Thread-safety: instances are immutable after construction and may be shared freely across threads without external synchronization. All fields are final; the only mutation of the backing Dictionary happens inside the constructor / builder before the instance is published.

  • Constructor Details

    • DictionaryStopwordFilter

      public DictionaryStopwordFilter(InputStream in, Charset cs, boolean caseSensitive) throws IOException
      Loads a stopword list from the given input stream and freezes it into an immutable filter.

      Format: UTF-8 (or the supplied Charset), one entry per line. Whitespace-separated tokens on the same line form one multi-word entry. Blank lines and lines starting with # are skipped.

      Parameters:
      in - The input stream to read from. Must not be null.
      cs - The Charset to decode with. Must not be null.
      caseSensitive - Whether matching is case-sensitive.
      Throws:
      IllegalArgumentException - if in or cs is null.
      IOException - Thrown if an IO error occurs while reading.
    • DictionaryStopwordFilter

      public DictionaryStopwordFilter(Dictionary source)
      Creates an immutable filter from a defensive copy of source. Subsequent mutation of source does not affect this filter.
      Parameters:
      source - The dictionary whose contents seed the filter. Must not be null.
      Throws:
      IllegalArgumentException - if source is null.
  • Method Details

    • builder

      public static DictionaryStopwordFilter.Builder builder()
      Returns:
      A new DictionaryStopwordFilter.Builder that assembles a DictionaryStopwordFilter.
    • loadUnchecked

      public static DictionaryStopwordFilter loadUnchecked(InputStream in, Charset cs, boolean caseSensitive)
      Convenience factory equivalent to DictionaryStopwordFilter(InputStream, Charset, boolean) but wrapping any IOException thrown during reading in an UncheckedIOException. Useful in contexts where a checked exception is inconvenient (e.g. lambdas, static initializers).
      Parameters:
      in - The input stream. Must not be null.
      cs - The charset. Must not be null.
      caseSensitive - Whether matching is case-sensitive.
      Returns:
      A new filter loaded from in.
      Throws:
      IllegalArgumentException - if in or cs is null.
      UncheckedIOException - if an IO error occurs while reading from in.
    • isStopword

      public boolean isStopword(CharSequence token)
      Specified by:
      isStopword in interface opennlp.tools.stopword.StopwordFilter
      Parameters:
      token - The token to test.

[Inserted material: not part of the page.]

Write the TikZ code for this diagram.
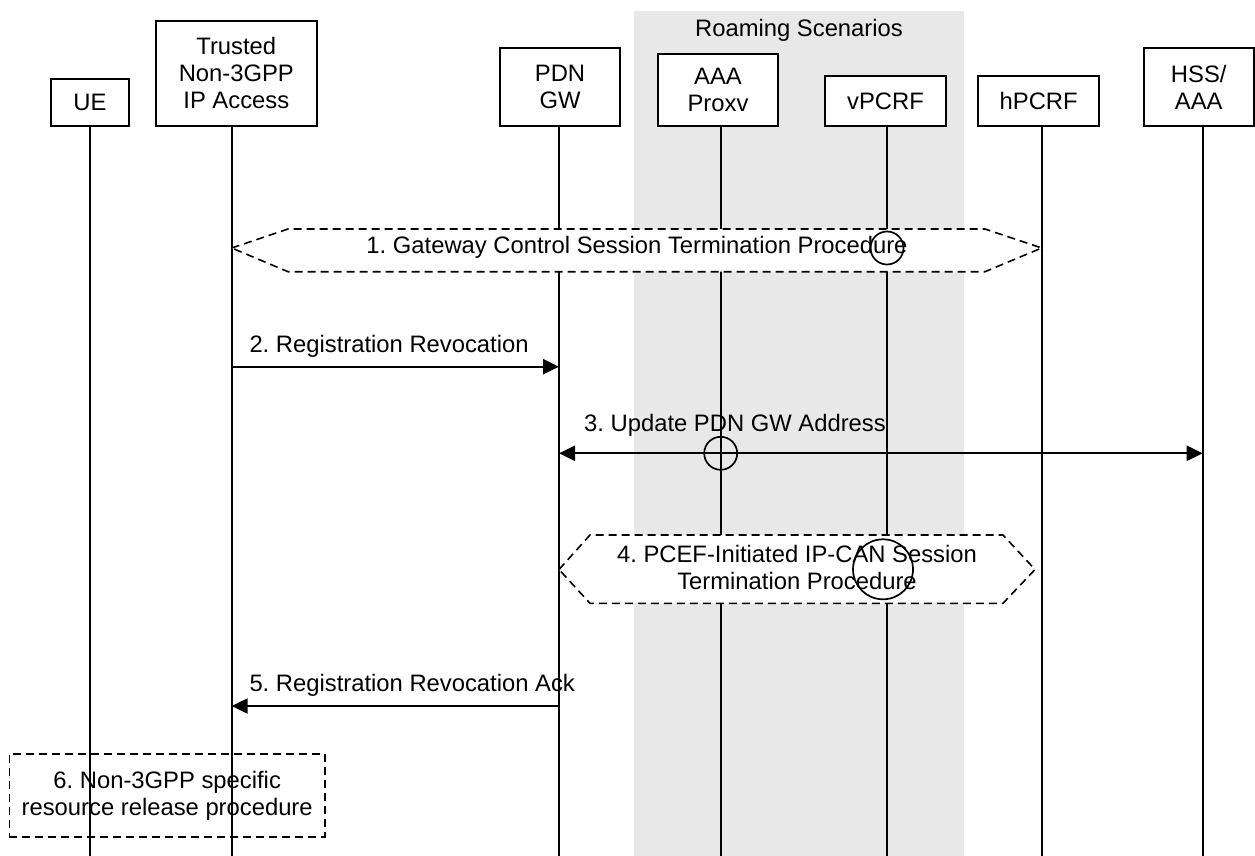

May be null, in which case this method returns false.
      Returns:
      true if token is registered as a single-token stopword, false otherwise.
    • isStopword

      public boolean isStopword(String... tokens)
      Specified by:
      isStopword in interface opennlp.tools.stopword.StopwordFilter
      Parameters:
      tokens - The tokens to test as one entry. May be null or empty, in which case this method returns false.
      Returns:
      true if the sequence is registered as a stopword, false otherwise.
    • filter

      public String[] filter(String[] tokens)

      Performs a greedy left-to-right window scan: at each position the longest registered window is tried first. If it matches, those tokens are dropped; otherwise the position advances by one and the current token is kept. null elements never participate in a window and are kept as-is.

      Specified by:
      filter in interface opennlp.tools.stopword.StopwordFilter
      Throws:
      IllegalArgumentException - if tokens is null.
    • isCaseSensitive

      public boolean isCaseSensitive()
      Specified by:
      isCaseSensitive in interface opennlp.tools.stopword.StopwordFilter
    • stopwords

      public Set<String> stopwords()
      Specified by:
      stopwords in interface opennlp.tools.stopword.StopwordFilter
      Returns:
      An unmodifiable Set of single-token stopwords. Never null.
      Throws:
      UnsupportedOperationException - if a caller attempts to mutate the returned Set.